Miracle of Miracles, We Have Half-Life 3

Published August 25th, 2017 - 11:42 GMT
Goodbye, Dr. Freeman. (Valve)
Goodbye, Dr. Freeman. (Valve)

Time, Dr. Freeman? Is it really that time again?

If you grew-up playing Counter-Strike, you almost certainly grew-up knowing Half-Life, aboutalien-fighting physicist Dr. Freeman and the mysterious “G-Man” who haunts him, and one of the greatest games ever made. You almost certainly played Half-Life 2, its worthy successor, and the two episodes that served as its sequels. And you perhaps remember the awful, heartbreaking cliffhanger that Episode 2 ended on in 2007.

And then you waited.

And waited.

And waited.

Valve Software, the developer, is infamously mute about Half-Life 3. It is a uniquely powerful company within the games industry, having created and operated the Steam store for over a decade. And though it’s developed games since Half-Life 2: Episode 2, including sequels to its (arguably superior) game Portal and Left4Dead, there’s been little about the Half-Life games. Some leaked concept art. A piece of code. A little here, a little there.

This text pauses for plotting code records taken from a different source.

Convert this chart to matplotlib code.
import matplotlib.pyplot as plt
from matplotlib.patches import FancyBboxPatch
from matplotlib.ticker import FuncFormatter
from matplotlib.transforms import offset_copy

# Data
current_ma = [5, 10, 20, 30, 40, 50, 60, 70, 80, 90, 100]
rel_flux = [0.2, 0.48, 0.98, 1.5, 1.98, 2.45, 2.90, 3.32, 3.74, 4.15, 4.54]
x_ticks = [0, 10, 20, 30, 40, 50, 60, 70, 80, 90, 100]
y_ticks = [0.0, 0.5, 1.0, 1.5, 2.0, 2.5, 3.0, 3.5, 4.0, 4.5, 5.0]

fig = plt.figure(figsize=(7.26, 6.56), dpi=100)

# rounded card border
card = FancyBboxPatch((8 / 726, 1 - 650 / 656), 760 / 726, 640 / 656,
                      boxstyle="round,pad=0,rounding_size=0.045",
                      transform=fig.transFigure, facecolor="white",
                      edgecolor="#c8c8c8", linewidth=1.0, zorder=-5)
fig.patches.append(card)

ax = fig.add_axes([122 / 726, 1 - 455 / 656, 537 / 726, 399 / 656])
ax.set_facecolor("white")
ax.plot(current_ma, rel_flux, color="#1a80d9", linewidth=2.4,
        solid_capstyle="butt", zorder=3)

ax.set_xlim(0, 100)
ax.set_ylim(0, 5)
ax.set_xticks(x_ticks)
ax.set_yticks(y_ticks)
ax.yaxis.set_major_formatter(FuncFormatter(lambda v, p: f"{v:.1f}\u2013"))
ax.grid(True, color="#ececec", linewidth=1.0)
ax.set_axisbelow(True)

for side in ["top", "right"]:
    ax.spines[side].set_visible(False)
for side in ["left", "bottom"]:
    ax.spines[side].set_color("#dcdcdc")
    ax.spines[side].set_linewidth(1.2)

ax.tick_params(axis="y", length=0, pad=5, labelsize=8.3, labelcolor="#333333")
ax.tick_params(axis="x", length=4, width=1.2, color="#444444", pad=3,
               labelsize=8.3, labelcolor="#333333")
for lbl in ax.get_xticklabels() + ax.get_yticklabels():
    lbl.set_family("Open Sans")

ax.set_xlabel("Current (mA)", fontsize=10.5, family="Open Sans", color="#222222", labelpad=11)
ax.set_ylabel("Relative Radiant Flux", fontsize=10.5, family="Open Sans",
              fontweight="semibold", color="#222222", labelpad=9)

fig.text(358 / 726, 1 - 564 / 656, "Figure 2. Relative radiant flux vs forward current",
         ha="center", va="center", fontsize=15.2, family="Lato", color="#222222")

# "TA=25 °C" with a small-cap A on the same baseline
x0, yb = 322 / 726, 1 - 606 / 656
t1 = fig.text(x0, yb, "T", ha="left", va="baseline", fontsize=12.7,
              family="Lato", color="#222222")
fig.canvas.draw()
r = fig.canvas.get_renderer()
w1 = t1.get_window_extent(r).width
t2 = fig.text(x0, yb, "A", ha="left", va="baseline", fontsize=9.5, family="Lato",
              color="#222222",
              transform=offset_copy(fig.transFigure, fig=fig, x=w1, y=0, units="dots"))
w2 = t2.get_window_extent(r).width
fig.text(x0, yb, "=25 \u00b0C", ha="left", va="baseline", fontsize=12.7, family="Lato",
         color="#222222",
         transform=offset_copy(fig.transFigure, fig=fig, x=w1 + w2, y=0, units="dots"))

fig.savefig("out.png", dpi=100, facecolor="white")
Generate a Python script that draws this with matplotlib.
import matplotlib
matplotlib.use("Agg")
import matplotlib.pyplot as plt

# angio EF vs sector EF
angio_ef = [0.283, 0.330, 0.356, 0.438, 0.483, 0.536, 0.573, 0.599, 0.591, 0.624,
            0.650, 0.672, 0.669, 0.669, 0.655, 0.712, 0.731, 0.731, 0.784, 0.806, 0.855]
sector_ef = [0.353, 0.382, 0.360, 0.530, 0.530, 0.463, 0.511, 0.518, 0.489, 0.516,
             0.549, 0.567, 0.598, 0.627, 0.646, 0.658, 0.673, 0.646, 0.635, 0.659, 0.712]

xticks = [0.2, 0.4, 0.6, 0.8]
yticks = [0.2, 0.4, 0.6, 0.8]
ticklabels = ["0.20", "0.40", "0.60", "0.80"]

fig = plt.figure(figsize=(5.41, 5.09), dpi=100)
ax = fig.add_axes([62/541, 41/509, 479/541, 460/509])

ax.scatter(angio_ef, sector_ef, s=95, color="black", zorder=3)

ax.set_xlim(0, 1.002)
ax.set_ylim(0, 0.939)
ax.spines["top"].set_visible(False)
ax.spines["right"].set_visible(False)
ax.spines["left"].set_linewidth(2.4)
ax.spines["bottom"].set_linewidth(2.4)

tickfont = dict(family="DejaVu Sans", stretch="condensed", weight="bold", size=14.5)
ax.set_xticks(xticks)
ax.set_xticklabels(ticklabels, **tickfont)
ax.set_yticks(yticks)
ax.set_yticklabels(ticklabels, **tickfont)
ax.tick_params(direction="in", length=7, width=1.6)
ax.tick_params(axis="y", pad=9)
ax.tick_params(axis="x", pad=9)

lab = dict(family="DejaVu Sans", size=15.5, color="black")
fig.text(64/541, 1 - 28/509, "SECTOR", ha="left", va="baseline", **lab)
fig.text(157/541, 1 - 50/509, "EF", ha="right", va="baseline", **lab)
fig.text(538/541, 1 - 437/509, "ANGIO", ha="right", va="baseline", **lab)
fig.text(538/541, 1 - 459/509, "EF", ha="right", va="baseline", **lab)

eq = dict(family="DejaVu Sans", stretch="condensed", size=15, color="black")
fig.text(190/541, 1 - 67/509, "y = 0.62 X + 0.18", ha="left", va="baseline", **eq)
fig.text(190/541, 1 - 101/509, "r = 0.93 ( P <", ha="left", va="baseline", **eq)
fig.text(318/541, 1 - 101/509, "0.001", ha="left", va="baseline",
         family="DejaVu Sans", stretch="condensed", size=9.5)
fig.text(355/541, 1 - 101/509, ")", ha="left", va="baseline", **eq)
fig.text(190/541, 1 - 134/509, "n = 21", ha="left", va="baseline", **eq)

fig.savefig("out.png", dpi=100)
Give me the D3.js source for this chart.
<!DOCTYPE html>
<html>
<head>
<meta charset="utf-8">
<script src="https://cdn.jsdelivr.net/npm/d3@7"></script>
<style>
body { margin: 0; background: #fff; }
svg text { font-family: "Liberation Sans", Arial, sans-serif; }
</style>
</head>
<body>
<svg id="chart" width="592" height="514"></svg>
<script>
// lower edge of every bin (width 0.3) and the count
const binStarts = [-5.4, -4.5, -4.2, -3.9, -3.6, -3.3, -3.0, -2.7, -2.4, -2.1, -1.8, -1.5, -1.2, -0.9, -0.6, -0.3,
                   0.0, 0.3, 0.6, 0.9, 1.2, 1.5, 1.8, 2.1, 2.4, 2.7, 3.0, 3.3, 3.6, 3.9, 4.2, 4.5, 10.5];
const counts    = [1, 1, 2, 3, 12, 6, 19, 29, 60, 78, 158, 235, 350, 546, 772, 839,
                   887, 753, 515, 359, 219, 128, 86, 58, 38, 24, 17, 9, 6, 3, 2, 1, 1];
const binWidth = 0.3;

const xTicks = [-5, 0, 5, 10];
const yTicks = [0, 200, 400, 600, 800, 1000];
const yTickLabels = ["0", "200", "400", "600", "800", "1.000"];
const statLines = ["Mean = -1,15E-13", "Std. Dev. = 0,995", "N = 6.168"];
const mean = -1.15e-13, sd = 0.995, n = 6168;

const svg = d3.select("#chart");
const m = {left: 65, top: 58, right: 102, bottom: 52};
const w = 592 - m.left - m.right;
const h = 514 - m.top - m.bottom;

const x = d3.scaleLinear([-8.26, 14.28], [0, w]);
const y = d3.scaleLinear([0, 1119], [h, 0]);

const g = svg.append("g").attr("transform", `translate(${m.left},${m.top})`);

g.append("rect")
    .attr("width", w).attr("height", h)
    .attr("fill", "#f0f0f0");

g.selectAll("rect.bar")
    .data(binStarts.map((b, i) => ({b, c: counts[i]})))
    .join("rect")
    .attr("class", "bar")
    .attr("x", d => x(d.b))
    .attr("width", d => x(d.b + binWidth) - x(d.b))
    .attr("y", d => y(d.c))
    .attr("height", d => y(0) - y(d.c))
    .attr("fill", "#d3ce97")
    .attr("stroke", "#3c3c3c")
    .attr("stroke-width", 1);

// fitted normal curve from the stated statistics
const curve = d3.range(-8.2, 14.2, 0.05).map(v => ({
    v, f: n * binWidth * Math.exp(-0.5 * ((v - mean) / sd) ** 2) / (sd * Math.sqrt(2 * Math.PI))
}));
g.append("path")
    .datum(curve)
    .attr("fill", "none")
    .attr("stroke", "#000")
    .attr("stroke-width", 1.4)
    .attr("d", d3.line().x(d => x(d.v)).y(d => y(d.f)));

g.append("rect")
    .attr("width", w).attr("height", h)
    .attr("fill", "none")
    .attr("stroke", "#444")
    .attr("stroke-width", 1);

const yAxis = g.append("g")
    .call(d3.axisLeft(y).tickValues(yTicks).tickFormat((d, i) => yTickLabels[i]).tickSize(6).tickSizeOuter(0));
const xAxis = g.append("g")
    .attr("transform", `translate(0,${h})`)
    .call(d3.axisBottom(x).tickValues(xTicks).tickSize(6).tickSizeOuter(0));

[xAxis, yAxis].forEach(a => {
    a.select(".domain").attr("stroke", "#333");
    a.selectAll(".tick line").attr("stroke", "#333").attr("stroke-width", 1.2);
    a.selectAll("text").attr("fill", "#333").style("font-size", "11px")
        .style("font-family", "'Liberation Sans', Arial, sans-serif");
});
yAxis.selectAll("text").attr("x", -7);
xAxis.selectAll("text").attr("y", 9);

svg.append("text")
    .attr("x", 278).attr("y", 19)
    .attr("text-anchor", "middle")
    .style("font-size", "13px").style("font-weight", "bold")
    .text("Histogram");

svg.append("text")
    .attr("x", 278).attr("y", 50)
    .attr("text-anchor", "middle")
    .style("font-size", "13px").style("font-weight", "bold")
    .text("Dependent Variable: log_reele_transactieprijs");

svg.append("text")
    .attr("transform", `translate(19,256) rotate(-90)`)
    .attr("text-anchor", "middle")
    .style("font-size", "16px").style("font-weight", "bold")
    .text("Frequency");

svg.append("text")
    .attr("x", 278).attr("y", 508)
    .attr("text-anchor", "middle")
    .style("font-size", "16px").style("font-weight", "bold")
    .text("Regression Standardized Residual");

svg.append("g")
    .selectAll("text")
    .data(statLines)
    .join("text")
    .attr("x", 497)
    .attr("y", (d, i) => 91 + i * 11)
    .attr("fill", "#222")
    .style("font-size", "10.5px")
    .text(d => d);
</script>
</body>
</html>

Things came to a head last year and earlier this year, when Valve writers Erik Wolpaw, Chet Faliszek, Jay Pinkerton, and Marc Laidlaw all left the company.

Laidlaw was an especially noteworthy departure for Half-Life, as he was the novelist-turned-games-writer who penned those games (Faliszek and Wolpaw contributed to Half-Life 2: Episode One and Episode Two).

Well, it seems like Laidlaw’s as tired of waiting for Half-Life 3 as the rest of us.

This morning, Laidlaw’s NDA expired and he released a piece of “fanfiction” which, with a bit of guessing, you can read as the conclusion to the Half-Life games. You can read that here, on his official website, or here, at this Pastebin.

It ends with a bit of meta narrative:

I no longer know or recognize most members of the research team, though I believe the spirit of rebellion still persists. I expect you know better than I the appropriate course of action, and I leave you to it. Expect no further correspondence from me regarding these matters; this is my final episode.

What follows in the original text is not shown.